OpenLane: An Open Source Design Flow
Attention
This course does not express a preference on which approach is better: open-source or (commercial) closed-source. Both approaches have advantages and disadvantages, and there are good reasons for either approach.
Perhaps remarkably, all of the above tools nowadays are available as open-source components, up to and including the technology libraries. This is a very recent evolution that is having a profound impact on the hardware design process, certainly in educational context. We will discuss one example, the OpenLane Flow, which is the same design flow used for the TinyTapeout projects.

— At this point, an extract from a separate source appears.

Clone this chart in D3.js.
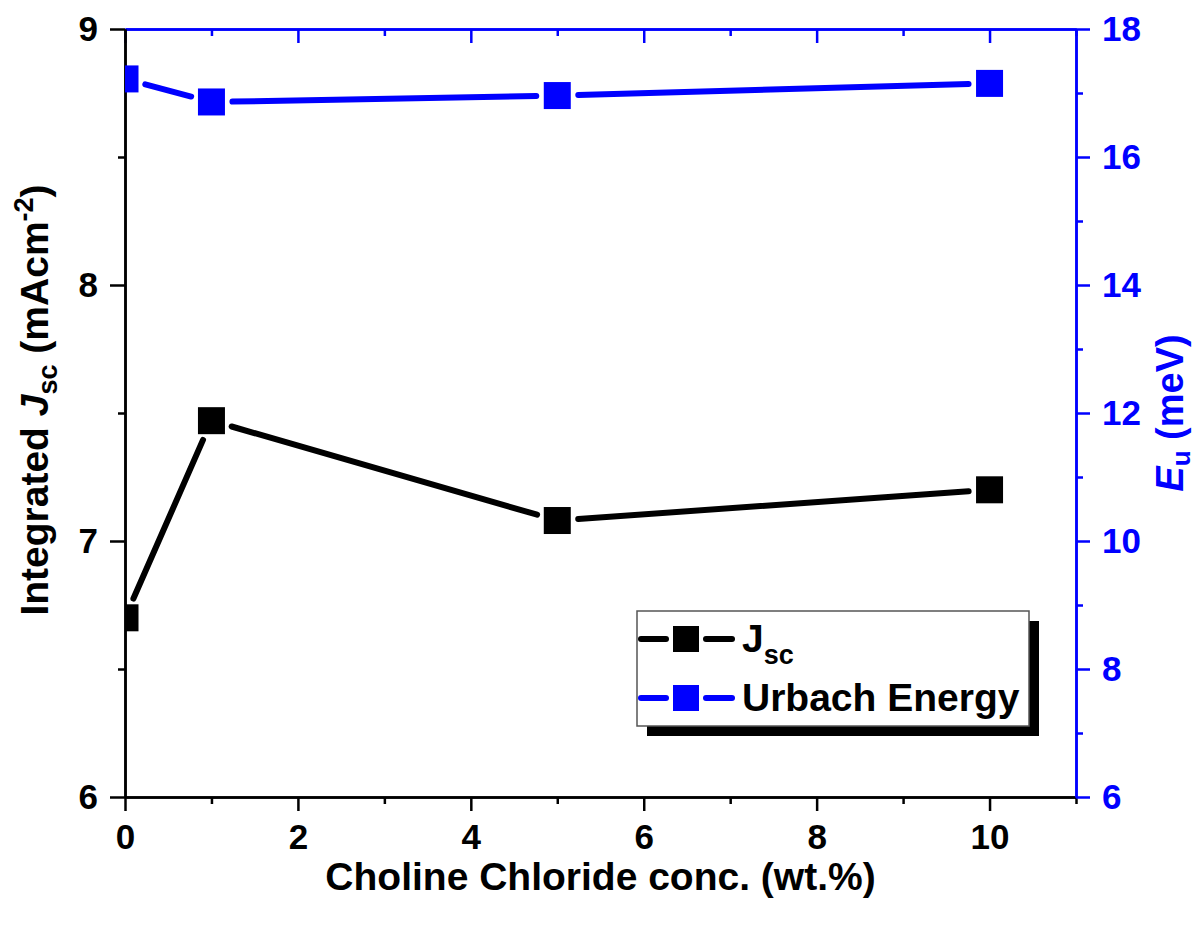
<!DOCTYPE html>
<html>
<head>
<meta charset="utf-8">
<script src="https://cdn.jsdelivr.net/npm/d3@7"></script>
<style>
  body { margin: 0; background: #fff; }
  text { font-family: "Liberation Sans", Arial, sans-serif; font-weight: bold; }
</style>
</head>
<body>
<div id="chart"></div>
<script>
// data
const conc = [0, 1, 5, 10];
const jsc = [6.7, 7.47, 7.08, 7.2];
const urbach = [17.22, 16.86, 16.96, 17.15];

const xMajor = [0, 2, 4, 6, 8, 10];
const xMinor = [1, 3, 5, 7, 9, 11];
const leftMajor = [6, 7, 8, 9];
const leftMinor = [6.5, 7.5, 8.5];
const rightMajor = [6, 8, 10, 12, 14, 16, 18];
const rightMinor = [7, 9, 11, 13, 15, 17];

const legendLabels = ["J", "Urbach Energy"];

const W = 1198, H = 926;
const margin = {top: 29, right: 122, bottom: 129, left: 125};
const width = W - margin.left - margin.right;
const height = H - margin.top - margin.bottom;
const BLUE = "#0000ff";

const svg = d3.select("#chart").append("svg")
    .attr("width", W)
    .attr("height", H);

const g = svg.append("g")
    .attr("transform", "translate(" + margin.left + "," + margin.top + ")");

const x = d3.scaleLinear().domain([0, 11]).range([0, width]);
const yL = d3.scaleLinear().domain([6, 9]).range([height, 0]);
const yR = d3.scaleLinear().domain([6, 18]).range([height, 0]);

svg.append("defs").append("clipPath").attr("id", "plotClip")
    .append("rect").attr("width", width).attr("height", height);

// ---- axes ----
function styleAxis(sel, color, fontSize) {
    sel.select(".domain").attr("stroke", color).attr("stroke-width", 2.5);
    sel.selectAll(".tick line").attr("stroke", color).attr("stroke-width", 2.5);
    sel.selectAll(".tick text")
        .attr("fill", color)
        .style("font-size", fontSize + "px");
}

// bottom
g.append("g").attr("transform", "translate(0," + height + ")")
    .call(d3.axisBottom(x).tickValues(xMinor).tickSize(7).tickSizeOuter(0).tickFormat(""))
    .call(s => styleAxis(s, "#000", 35));
g.append("g").attr("transform", "translate(0," + height + ")")
    .call(d3.axisBottom(x).tickValues(xMajor).tickSize(14).tickSizeOuter(0).tickPadding(13).tickFormat(d3.format("d")))
    .call(s => styleAxis(s, "#000", 35));

// top (blue, inward ticks)
g.append("g")
    .call(d3.axisTop(x).tickValues(xMinor).tickSize(-7).tickSizeOuter(0).tickFormat(""))
    .call(s => styleAxis(s, BLUE, 35));
g.append("g")
    .call(d3.axisTop(x).tickValues(xMajor).tickSize(-14).tickSizeOuter(0).tickFormat(""))
    .call(s => styleAxis(s, BLUE, 35));

// left
g.append("g")
    .call(d3.axisLeft(yL).tickValues(leftMinor).tickSize(7).tickSizeOuter(0).tickFormat(""))
    .call(s => styleAxis(s, "#000", 35));
g.append("g")
    .call(d3.axisLeft(yL).tickValues(leftMajor).tickSize(15).tickSizeOuter(0).tickPadding(12).tickFormat(d3.format("d")))
    .call(s => styleAxis(s, "#000", 35));

// right
g.append("g").attr("transform", "translate(" + width + ",0)")
    .call(d3.axisRight(yR).tickValues(rightMinor).tickSize(7).tickSizeOuter(0).tickFormat(""))
    .call(s => styleAxis(s, BLUE, 35));
g.append("g").attr("transform", "translate(" + width + ",0)")
    .call(d3.axisRight(yR).tickValues(rightMajor).tickSize(14).tickSizeOuter(0).tickPadding(12).tickFormat(d3.format("d")))
    .call(s => styleAxis(s, BLUE, 35));

// ---- series ----
const markerSize = 27;
const gap = 21;

function drawSeries(values, yScale, color) {
    const layer = g.append("g").attr("clip-path", "url(#plotClip)");
    const pts = conc.map((c, i) => [x(c), yScale(values[i])]);
    const segs = d3.pairs(pts).map(([a, b]) => {
        const dx = b[0] - a[0], dy = b[1] - a[1];
        const len = Math.hypot(dx, dy);
        const ux = dx / len, uy = dy / len;
        return [[a[0] + ux * gap, a[1] + uy * gap], [b[0] - ux * gap, b[1] - uy * gap]];
    });
    layer.selectAll("line.seg").data(segs).enter().append("line")
        .attr("class", "seg")
        .attr("x1", d => d[0][0]).attr("y1", d => d[0][1])
        .attr("x2", d => d[1][0]).attr("y2", d => d[1][1])
        .attr("stroke", color).attr("stroke-width", 6)
        .attr("stroke-linecap", "round");
    layer.selectAll("rect.pt").data(pts).enter().append("rect")
        .attr("class", "pt")
        .attr("x", d => d[0] - markerSize / 2)
        .attr("y", d => d[1] - markerSize / 2)
        .attr("width", markerSize).attr("height", markerSize)
        .attr("fill", color);
}

drawSeries(jsc, yL, "#000");
drawSeries(urbach, yR, BLUE);

// ---- axis titles ----
svg.append("text")
    .attr("x", margin.left + width / 2)
    .attr("y", 890)
    .attr("text-anchor", "middle")
    .style("font-size", "39px")
    .text("Choline Chloride conc. (wt.%)");

const lt = svg.append("text")
    .attr("transform", "translate(48,400) rotate(-90)")
    .attr("text-anchor", "middle")
    .style("font-size", "39px");
lt.append("tspan").text("Integrated ");
lt.append("tspan").style("font-style", "italic").text("J");
lt.append("tspan").attr("dy", 9).style("font-size", "27px").text("sc");
lt.append("tspan").attr("dy", -9).text(" (mAcm");
lt.append("tspan").attr("dy", -15).style("font-size", "27px").text("-2");
lt.append("tspan").attr("dy", 15).text(")");

const rt = svg.append("text")
    .attr("transform", "translate(1183,413) rotate(-90)")
    .attr("text-anchor", "middle")
    .attr("fill", BLUE)
    .style("font-size", "38px");
rt.append("tspan").style("font-style", "italic").text("E");
rt.append("tspan").attr("dy", 7).style("font-size", "26px").text("u");
rt.append("tspan").attr("dy", -7).text(" (meV)");

// ---- legend ----
const lg = svg.append("g").attr("transform", "translate(637,611)");
const lgW = 392, lgH = 115;
lg.append("rect").attr("x", 10).attr("y", 10).attr("width", lgW).attr("height", lgH).attr("fill", "#000");
lg.append("rect").attr("width", lgW).attr("height", lgH)
    .attr("fill", "#fff").attr("stroke", "#555").attr("stroke-width", 1.5);

const rows = [{color: "#000", y: 28}, {color: BLUE, y: 87}];
rows.forEach((r, i) => {
    const row = lg.append("g").attr("transform", "translate(0," + r.y + ")");
    row.append("line").attr("x1", 4).attr("x2", 29).attr("stroke", r.color)
        .attr("stroke-width", 6).attr("stroke-linecap", "round");
    row.append("line").attr("x1", 69).attr("x2", 95).attr("stroke", r.color)
        .attr("stroke-width", 6).attr("stroke-linecap", "round");
    row.append("rect").attr("x", 36).attr("y", -13).attr("width", 26).attr("height", 26).attr("fill", r.color);
    const t = row.append("text").attr("x", 105).attr("y", 13).style("font-size", "39px");
    t.append("tspan").text(legendLabels[i]);
    if (i === 0) t.append("tspan").attr("dy", 12).style("font-size", "27px").text("sc");
});
</script>
</body>
</html>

OpenLane is an extension of another open-source project called OpenROAD. The latter was initiated as a DARPA project with the objective of creating a tool chain that is able to complete an RTL-to-layout flow within 24 hours. A full day may sound a lot, if you are used to compiling C or FPGA code. But, given the complexity of this task, plus the fact that this task is entirely supported using open-source technology, this is a truly remarkable achievement which was near impossible just a few years ago. Furthermore, most smaller designs (such as the tiles in TinyTapeout projects), take far less time to implement. The following table shows that for each major design step in a chip design flow, there is now an open-source alternative.
Step |
Cadence |
OpenLane |
---|---|---|
Logic Synthesis |
Genus |
Yosys, ABC |
ATPG |
Genus |
Fault |
Placement |
Innovus |
RePlAce, OpenDP |
Routing |
Innovus |
FastRoute, TritonRoute |
CTS |
Innovus |
TritonCTS |
Timing Analysis |
Tempus |
OpenSTA |
LVS, DRC |
Calibre (Siemens) |
Netgen, Magic |
The standard Openlane flow follows overall a flow that is similar to the generic flow presented earlier.

Attention
The following instructions walk you through an example using OpenLane. You need a good Ubuntu box or WSL2 on your laptop to be able to run this.
Installing OpenLane2
The following instructions describe an installation of OpenLane2 on docker. If you don’t have a docker installation on your laptop, follow the instructions the OpenLane2 documentation
# Remove old installations
sudo apt-get remove docker docker-engine docker.io containerd runc
# Installation of requirements
sudo apt-get update
sudo apt-get install \
ca-certificates \
curl \
gnupg \
lsb-release
# Add the keyrings of docker
sudo mkdir -p /etc/apt/keyrings
curl -fsSL https://download.docker.com/linux/ubuntu/gpg | sudo gpg --dearmor -o /etc/apt/keyrings/docker.gpg
# Add the package repository
echo \
"deb [arch=$(dpkg --print-architecture) signed-by=/etc/apt/keyrings/docker.gpg] https://download.docker.com/linux/ubuntu \
$(lsb_release -cs) stable" | sudo tee /etc/apt/sources.list.d/docker.list > /dev/null
# Update the package repository
sudo apt-get update
# Install Docker
sudo apt-get install docker-ce docker-ce-cli containerd.io docker-compose-plugin
# Check for installation
sudo docker run hello-world
If all goes well, you will see a ‘Hello from Docker!’ message printed by the last command.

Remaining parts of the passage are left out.